John Stuart Mill é uma espécie de santo padroeiro do liberalismo no âmbito da língua inglesa. Vejam, por exemplo, como se derrama o colunista Adam Gopnik na revista New Yorker logo na aberta de um artigo sobre o pensador inglês:
"Com certeza ninguém nunca teve razão sobre tantas coisas diferentes por tanto tempo como John Stuart Mill, o filósofo, político e sabe-tudo-mor da Inglaterra no século XIX."
Uma boa forma de introdução ao pensamento político/filosófico de Stuart Hill é o primeiro capítulo do livro "Sobre Liberdade". Ali ele fala sobre três pilares da liberdade: a liberdade de consciência, a liberdade de decidir livremente o que fazer com a própria vida [desde que não se prejudique ninguém] e a liberdade de associação [desde que todos os membros tenham escolhido juntar-se].

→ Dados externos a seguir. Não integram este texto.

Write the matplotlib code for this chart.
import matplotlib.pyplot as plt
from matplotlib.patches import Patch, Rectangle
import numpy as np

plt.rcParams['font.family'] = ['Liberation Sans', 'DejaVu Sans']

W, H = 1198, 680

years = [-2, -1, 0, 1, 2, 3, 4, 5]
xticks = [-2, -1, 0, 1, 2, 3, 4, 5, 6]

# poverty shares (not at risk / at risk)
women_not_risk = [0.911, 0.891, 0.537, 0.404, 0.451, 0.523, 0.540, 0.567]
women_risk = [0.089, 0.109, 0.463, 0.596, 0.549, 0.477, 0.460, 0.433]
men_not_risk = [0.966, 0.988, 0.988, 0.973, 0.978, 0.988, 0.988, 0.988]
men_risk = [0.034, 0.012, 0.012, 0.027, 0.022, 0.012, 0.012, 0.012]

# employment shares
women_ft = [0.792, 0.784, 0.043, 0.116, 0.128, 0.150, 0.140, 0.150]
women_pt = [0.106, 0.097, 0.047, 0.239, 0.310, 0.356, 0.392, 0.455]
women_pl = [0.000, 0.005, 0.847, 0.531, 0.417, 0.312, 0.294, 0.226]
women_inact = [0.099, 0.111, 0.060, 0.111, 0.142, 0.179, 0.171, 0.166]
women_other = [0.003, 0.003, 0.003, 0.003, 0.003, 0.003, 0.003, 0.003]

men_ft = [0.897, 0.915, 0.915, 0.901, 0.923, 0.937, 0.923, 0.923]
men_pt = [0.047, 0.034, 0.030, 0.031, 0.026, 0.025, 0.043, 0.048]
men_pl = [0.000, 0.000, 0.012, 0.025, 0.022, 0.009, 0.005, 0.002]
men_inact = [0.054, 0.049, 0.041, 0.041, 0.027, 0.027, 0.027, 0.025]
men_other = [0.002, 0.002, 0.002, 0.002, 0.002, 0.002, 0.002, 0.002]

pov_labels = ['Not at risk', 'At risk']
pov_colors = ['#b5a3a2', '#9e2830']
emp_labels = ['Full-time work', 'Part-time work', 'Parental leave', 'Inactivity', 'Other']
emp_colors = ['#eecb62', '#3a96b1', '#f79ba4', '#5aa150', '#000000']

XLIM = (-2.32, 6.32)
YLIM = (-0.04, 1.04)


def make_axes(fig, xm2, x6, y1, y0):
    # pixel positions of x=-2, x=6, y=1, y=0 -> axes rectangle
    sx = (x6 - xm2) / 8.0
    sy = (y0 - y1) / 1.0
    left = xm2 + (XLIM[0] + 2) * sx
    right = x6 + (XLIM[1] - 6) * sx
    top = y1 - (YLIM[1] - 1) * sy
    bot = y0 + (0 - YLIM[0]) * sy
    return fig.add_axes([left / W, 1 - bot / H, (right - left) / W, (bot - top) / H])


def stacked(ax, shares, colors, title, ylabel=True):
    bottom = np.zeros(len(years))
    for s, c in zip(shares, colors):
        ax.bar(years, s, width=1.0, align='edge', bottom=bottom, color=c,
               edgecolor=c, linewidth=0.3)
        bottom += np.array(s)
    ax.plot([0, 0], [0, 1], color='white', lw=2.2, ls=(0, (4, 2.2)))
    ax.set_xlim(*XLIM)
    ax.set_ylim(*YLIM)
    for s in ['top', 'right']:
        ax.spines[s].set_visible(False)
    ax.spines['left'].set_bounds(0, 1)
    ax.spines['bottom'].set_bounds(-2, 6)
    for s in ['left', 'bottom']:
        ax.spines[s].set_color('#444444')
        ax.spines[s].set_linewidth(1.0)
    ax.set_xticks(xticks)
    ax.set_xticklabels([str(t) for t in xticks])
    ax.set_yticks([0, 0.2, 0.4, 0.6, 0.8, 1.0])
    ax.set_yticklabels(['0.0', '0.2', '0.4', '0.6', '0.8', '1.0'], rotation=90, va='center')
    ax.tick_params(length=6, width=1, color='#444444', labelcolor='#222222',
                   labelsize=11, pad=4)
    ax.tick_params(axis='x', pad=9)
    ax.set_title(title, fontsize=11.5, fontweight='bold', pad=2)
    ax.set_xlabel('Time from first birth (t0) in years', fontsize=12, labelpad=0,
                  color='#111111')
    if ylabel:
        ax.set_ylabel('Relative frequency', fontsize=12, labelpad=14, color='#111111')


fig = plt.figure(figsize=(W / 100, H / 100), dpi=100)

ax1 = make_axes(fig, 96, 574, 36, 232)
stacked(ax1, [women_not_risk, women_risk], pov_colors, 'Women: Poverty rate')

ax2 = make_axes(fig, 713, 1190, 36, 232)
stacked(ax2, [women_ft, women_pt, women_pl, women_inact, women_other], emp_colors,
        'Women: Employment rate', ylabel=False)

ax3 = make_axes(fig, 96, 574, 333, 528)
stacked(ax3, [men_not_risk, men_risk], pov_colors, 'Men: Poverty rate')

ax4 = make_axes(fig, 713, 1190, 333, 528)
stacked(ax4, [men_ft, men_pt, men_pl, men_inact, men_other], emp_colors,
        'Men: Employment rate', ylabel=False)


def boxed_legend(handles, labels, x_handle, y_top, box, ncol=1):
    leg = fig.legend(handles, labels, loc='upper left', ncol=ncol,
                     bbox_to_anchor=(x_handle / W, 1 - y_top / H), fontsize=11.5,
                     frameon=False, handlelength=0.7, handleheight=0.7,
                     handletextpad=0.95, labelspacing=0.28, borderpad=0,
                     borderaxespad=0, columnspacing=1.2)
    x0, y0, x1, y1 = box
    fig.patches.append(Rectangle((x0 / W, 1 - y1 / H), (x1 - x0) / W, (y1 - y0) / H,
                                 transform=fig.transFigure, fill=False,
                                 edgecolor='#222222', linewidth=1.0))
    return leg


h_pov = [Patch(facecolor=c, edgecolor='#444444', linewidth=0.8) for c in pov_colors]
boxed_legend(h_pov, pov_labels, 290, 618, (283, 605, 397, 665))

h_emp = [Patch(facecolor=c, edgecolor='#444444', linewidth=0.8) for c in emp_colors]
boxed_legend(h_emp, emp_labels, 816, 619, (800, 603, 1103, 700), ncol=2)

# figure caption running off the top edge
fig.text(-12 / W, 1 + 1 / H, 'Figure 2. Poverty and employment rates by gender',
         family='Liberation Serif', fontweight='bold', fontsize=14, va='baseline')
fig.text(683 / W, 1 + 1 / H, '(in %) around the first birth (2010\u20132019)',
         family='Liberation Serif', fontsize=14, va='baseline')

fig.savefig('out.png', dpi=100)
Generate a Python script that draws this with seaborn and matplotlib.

Frequentemente ignorada é uma frase, a meu ver importantíssima daquele texto introdutório:
"O despotismo é uma forma legítima de governo quando se trata de bárbaros, desde que seu fim seja o melhorar suas vidas, os meios sendo justificados pela realização desse objetivo."
Aqui uma face que muitos insistem em ignorar no Liberalismo clássico de Língua Inglesa: liberdade para nós, os desenvolvidos; para os subdesenvolvidos, um governo tutelado. Para ele, nem África, nem Ásia, nem Irlanda poderiam governar-se e muito menos zelar pela liberdade dos seus cidadãos.
Aquela frase não deveria ser surpresa para ninguém. Afinal ela vem de um homem que dedicou na menos que TRINTA E CINCO ANOS [mais da metade da sua vida] à Companhia das Índias Orientais, órgão executivo do colonialismo inglês na Ásia. Depois de quebrar o monopólio português já em 1612, a Companhia dominou o comércio algodão, seda, chá e ópio na Ásia e administrou a jóia do império: a Índia.
Isso até 1857, quando uma grande rebelião da Índia fez ganhar força no parlamento inglês a ideia de dissolver o monopólio colonial da Companhia. Foi justamente John Stuart Mill o designado pela empresa para defender-se no parlamento. Para isso ele escreveu um memorando de 146 páginas listando as melhorias promovidas por sua empresa na Índia.
Em casa [ou em lugares em que os europeus fossem maioria, como o Canadá, a Austrália e a Nova Zelândia] a Liberdade é articulada como algo essencialmente individual, que depende de uma zelosa preocupação com a tendência de ampliação da opressão social contra os indivíduos. Onde abundam os não-europeus, a generosa imposição da tutela imperialista, no fundo, o próprio Stuart Mill confessa, em defesa dos interesses comerciais e financeiros europeus já que o excedente do capital inglês precisava do comércio e investimento no estrangeiro para continuar a crescer sem abrir mão das margens de lucro.